Copa 71 (2023), Netflix
“Why didn’t I know this?” This is the question most people will probably ask themselves after watching the Serena and Venus Williams-produced documentary. It takes on the history-correcting task of shedding light on the incredible but completely erased story of the unofficial Women's World Cup in Mexico in 1971. Though FIFA didn't back the tournament – this is why it was called 'unofficial' – it became a breakout success with heavy media coverage and packed stadiums culminating in 116,000 ecstatic spectators watching the finals. The participating players describe the experience as a feminist fever dream and a far cry from the overall air of chauvinism they were used to at home – women’s football was a criminal act in Italy and Brazil at this time. Even this utopia had its limits: the teams were told to wear ”skimpy shorts” to attract attention and when they returned home, the tournament and the players were largely forgotten. Until now.

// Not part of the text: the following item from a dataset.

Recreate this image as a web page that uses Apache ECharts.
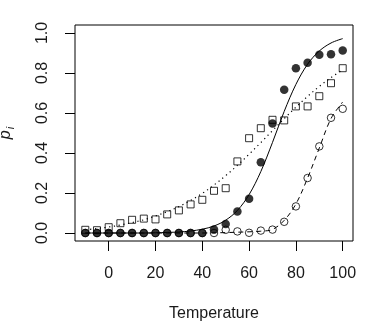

Gwendolyn Oxenham: Under the Lights and in The Dark. Untold Stories of Women’s Soccer (2017)
Few authors manage to shed light on the shadowy and habitually bizarre existence of women footballers with as much dignity as Gwendolyn Oxenham. Each chapter of the book is dedicated to documenting a footballer from around the world – from US national team fringe player Allie Long keeping herself sharp for 2016 Olympic trials by playing men's underground matches across New York, to current AC Milan player Nadia Nadim fleeing Afghanistan aged 12 and falling in love with football at a Danish refugee camp. What ultimately emerges from the pages is the bigger story of how their love for the game keeps these women moving forward regardless of the absurdities and horrors they face.